Work instructions: With the images removed, repeat the data below exactly.
BEGIN Data shown
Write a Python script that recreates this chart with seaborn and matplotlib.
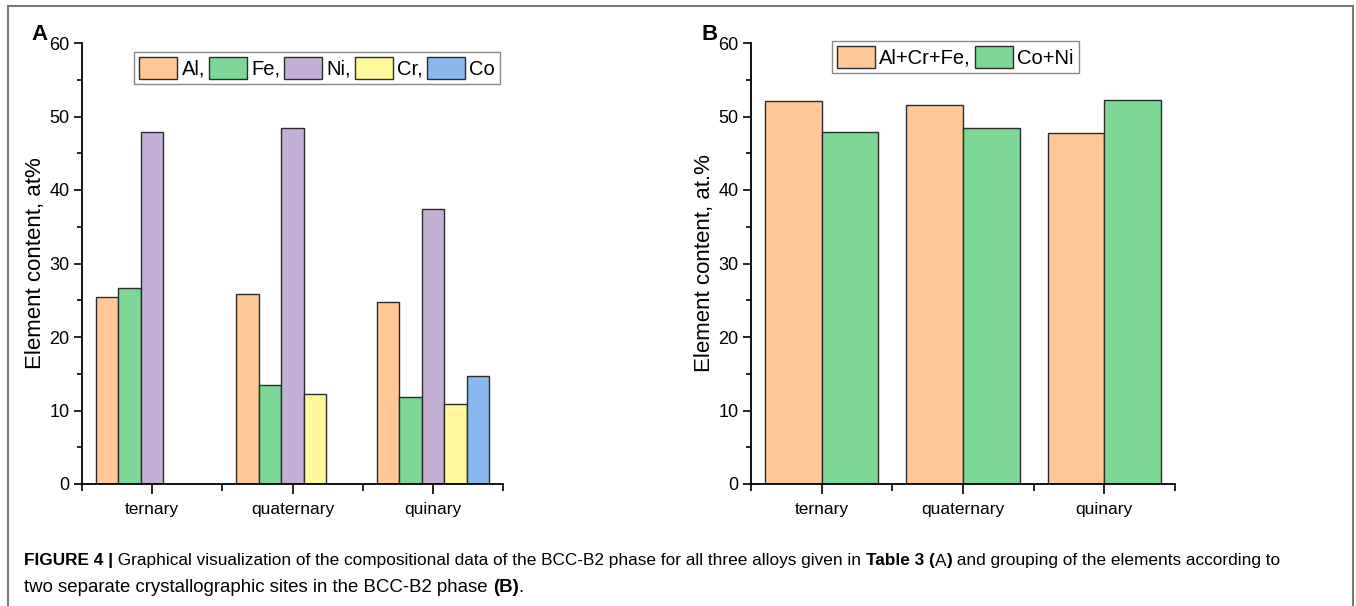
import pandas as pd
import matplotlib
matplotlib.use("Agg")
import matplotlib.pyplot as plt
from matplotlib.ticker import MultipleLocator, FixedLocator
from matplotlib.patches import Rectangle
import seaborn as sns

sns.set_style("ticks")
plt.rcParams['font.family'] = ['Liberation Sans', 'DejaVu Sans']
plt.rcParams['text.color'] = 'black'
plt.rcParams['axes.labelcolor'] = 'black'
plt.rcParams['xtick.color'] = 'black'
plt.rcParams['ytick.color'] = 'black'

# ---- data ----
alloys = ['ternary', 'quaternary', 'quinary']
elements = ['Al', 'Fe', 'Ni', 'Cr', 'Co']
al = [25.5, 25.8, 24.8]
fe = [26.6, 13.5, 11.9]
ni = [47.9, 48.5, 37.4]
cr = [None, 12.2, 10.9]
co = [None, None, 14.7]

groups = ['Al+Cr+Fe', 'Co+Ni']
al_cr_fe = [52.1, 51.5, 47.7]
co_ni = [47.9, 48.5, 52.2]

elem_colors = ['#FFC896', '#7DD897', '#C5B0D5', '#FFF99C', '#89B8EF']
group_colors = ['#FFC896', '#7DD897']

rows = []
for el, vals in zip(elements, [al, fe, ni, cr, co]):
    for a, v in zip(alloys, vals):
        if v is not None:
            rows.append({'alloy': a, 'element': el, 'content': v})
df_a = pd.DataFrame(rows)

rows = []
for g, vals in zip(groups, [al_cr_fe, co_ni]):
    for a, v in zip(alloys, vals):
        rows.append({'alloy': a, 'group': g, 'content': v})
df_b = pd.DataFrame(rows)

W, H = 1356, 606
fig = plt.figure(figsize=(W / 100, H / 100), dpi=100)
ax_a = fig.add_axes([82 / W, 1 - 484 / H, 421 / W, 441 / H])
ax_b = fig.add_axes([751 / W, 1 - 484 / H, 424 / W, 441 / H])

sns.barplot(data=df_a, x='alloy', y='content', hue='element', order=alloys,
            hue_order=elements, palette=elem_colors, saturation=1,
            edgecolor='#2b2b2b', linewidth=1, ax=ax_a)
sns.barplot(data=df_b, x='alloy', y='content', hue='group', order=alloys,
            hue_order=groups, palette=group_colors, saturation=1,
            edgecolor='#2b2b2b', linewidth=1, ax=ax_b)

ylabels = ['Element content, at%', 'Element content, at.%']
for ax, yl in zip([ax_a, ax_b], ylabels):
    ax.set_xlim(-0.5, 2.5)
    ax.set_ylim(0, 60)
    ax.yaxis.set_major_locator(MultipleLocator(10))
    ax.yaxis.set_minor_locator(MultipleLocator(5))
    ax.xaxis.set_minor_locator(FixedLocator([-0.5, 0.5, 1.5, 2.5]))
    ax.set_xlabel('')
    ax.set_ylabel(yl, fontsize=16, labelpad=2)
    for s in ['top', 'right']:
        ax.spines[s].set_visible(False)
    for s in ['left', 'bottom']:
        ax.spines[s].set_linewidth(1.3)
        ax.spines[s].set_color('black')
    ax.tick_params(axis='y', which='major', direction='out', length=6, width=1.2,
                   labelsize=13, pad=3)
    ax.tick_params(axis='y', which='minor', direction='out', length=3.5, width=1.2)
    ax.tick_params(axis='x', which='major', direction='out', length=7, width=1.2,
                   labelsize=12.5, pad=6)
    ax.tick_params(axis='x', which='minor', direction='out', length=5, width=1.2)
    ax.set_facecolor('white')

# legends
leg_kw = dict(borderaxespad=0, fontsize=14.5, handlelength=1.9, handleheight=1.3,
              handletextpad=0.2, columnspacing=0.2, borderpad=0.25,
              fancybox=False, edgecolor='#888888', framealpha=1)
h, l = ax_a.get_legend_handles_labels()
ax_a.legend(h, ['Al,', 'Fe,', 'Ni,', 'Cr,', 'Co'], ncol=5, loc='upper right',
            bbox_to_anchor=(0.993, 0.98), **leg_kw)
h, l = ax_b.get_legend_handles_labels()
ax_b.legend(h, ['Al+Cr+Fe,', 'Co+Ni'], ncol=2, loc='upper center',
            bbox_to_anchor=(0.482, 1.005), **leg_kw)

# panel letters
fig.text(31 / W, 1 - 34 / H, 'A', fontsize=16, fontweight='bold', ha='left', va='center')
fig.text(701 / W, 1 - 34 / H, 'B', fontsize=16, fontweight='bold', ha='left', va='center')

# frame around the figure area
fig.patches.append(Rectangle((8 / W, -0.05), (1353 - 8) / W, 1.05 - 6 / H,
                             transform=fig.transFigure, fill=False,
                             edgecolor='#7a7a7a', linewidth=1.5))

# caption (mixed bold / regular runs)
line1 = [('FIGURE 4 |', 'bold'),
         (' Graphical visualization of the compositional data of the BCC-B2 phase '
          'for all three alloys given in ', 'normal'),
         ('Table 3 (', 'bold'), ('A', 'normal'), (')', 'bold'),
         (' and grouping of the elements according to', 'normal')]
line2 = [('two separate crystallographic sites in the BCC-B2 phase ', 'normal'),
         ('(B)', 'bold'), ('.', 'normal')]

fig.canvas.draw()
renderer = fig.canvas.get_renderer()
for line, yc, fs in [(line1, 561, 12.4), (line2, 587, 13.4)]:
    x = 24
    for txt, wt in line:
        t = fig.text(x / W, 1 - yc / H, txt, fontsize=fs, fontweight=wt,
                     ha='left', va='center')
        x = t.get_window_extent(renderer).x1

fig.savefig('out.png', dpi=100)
END Data shown
Task solution:
Write a Python script that recreates this chart with seaborn and matplotlib.
import pandas as pd
import matplotlib
matplotlib.use("Agg")
import matplotlib.pyplot as plt
from matplotlib.ticker import MultipleLocator, FixedLocator
from matplotlib.patches import Rectangle
import seaborn as sns

sns.set_style("ticks")
plt.rcParams['font.family'] = ['Liberation Sans', 'DejaVu Sans']
plt.rcParams['text.color'] = 'black'
plt.rcParams['axes.labelcolor'] = 'black'
plt.rcParams['xtick.color'] = 'black'
plt.rcParams['ytick.color'] = 'black'

# ---- data ----
alloys = ['ternary', 'quaternary', 'quinary']
elements = ['Al', 'Fe', 'Ni', 'Cr', 'Co']
al = [25.5, 25.8, 24.8]
fe = [26.6, 13.5, 11.9]
ni = [47.9, 48.5, 37.4]
cr = [None, 12.2, 10.9]
co = [None, None, 14.7]

groups = ['Al+Cr+Fe', 'Co+Ni']
al_cr_fe = [52.1, 51.5, 47.7]
co_ni = [47.9, 48.5, 52.2]

elem_colors = ['#FFC896', '#7DD897', '#C5B0D5', '#FFF99C', '#89B8EF']
group_colors = ['#FFC896', '#7DD897']

rows = []
for el, vals in zip(elements, [al, fe, ni, cr, co]):
    for a, v in zip(alloys, vals):
        if v is not None:
            rows.append({'alloy': a, 'element': el, 'content': v})
df_a = pd.DataFrame(rows)

rows = []
for g, vals in zip(groups, [al_cr_fe, co_ni]):
    for a, v in zip(alloys, vals):
        rows.append({'alloy': a, 'group': g, 'content': v})
df_b = pd.DataFrame(rows)

W, H = 1356, 606
fig = plt.figure(figsize=(W / 100, H / 100), dpi=100)
ax_a = fig.add_axes([82 / W, 1 - 484 / H, 421 / W, 441 / H])
ax_b = fig.add_axes([751 / W, 1 - 484 / H, 424 / W, 441 / H])

sns.barplot(data=df_a, x='alloy', y='content', hue='element', order=alloys,
            hue_order=elements, palette=elem_colors, saturation=1,
            edgecolor='#2b2b2b', linewidth=1, ax=ax_a)
sns.barplot(data=df_b, x='alloy', y='content', hue='group', order=alloys,
            hue_order=groups, palette=group_colors, saturation=1,
            edgecolor='#2b2b2b', linewidth=1, ax=ax_b)

ylabels = ['Element content, at%', 'Element content, at.%']
for ax, yl in zip([ax_a, ax_b], ylabels):
    ax.set_xlim(-0.5, 2.5)
    ax.set_ylim(0, 60)
    ax.yaxis.set_major_locator(MultipleLocator(10))
    ax.yaxis.set_minor_locator(MultipleLocator(5))
    ax.xaxis.set_minor_locator(FixedLocator([-0.5, 0.5, 1.5, 2.5]))
    ax.set_xlabel('')
    ax.set_ylabel(yl, fontsize=16, labelpad=2)
    for s in ['top', 'right']:
        ax.spines[s].set_visible(False)
    for s in ['left', 'bottom']:
        ax.spines[s].set_linewidth(1.3)
        ax.spines[s].set_color('black')
    ax.tick_params(axis='y', which='major', direction='out', length=6, width=1.2,
                   labelsize=13, pad=3)
    ax.tick_params(axis='y', which='minor', direction='out', length=3.5, width=1.2)
    ax.tick_params(axis='x', which='major', direction='out', length=7, width=1.2,
                   labelsize=12.5, pad=6)
    ax.tick_params(axis='x', which='minor', direction='out', length=5, width=1.2)
    ax.set_facecolor('white')

# legends
leg_kw = dict(borderaxespad=0, fontsize=14.5, handlelength=1.9, handleheight=1.3,
              handletextpad=0.2, columnspacing=0.2, borderpad=0.25,
              fancybox=False, edgecolor='#888888', framealpha=1)
h, l = ax_a.get_legend_handles_labels()
ax_a.legend(h, ['Al,', 'Fe,', 'Ni,', 'Cr,', 'Co'], ncol=5, loc='upper right',
            bbox_to_anchor=(0.993, 0.98), **leg_kw)
h, l = ax_b.get_legend_handles_labels()
ax_b.legend(h, ['Al+Cr+Fe,', 'Co+Ni'], ncol=2, loc='upper center',
            bbox_to_anchor=(0.482, 1.005), **leg_kw)

# panel letters
fig.text(31 / W, 1 - 34 / H, 'A', fontsize=16, fontweight='bold', ha='left', va='center')
fig.text(701 / W, 1 - 34 / H, 'B', fontsize=16, fontweight='bold', ha='left', va='center')

# frame around the figure area
fig.patches.append(Rectangle((8 / W, -0.05), (1353 - 8) / W, 1.05 - 6 / H,
                             transform=fig.transFigure, fill=False,
                             edgecolor='#7a7a7a', linewidth=1.5))

# caption (mixed bold / regular runs)
line1 = [('FIGURE 4 |', 'bold'),
         (' Graphical visualization of the compositional data of the BCC-B2 phase '
          'for all three alloys given in ', 'normal'),
         ('Table 3 (', 'bold'), ('A', 'normal'), (')', 'bold'),
         (' and grouping of the elements according to', 'normal')]
line2 = [('two separate crystallographic sites in the BCC-B2 phase ', 'normal'),
         ('(B)', 'bold'), ('.', 'normal')]

fig.canvas.draw()
renderer = fig.canvas.get_renderer()
for line, yc, fs in [(line1, 561, 12.4), (line2, 587, 13.4)]:
    x = 24
    for txt, wt in line:
        t = fig.text(x / W, 1 - yc / H, txt, fontsize=fs, fontweight=wt,
                     ha='left', va='center')
        x = t.get_window_extent(renderer).x1

fig.savefig('out.png', dpi=100)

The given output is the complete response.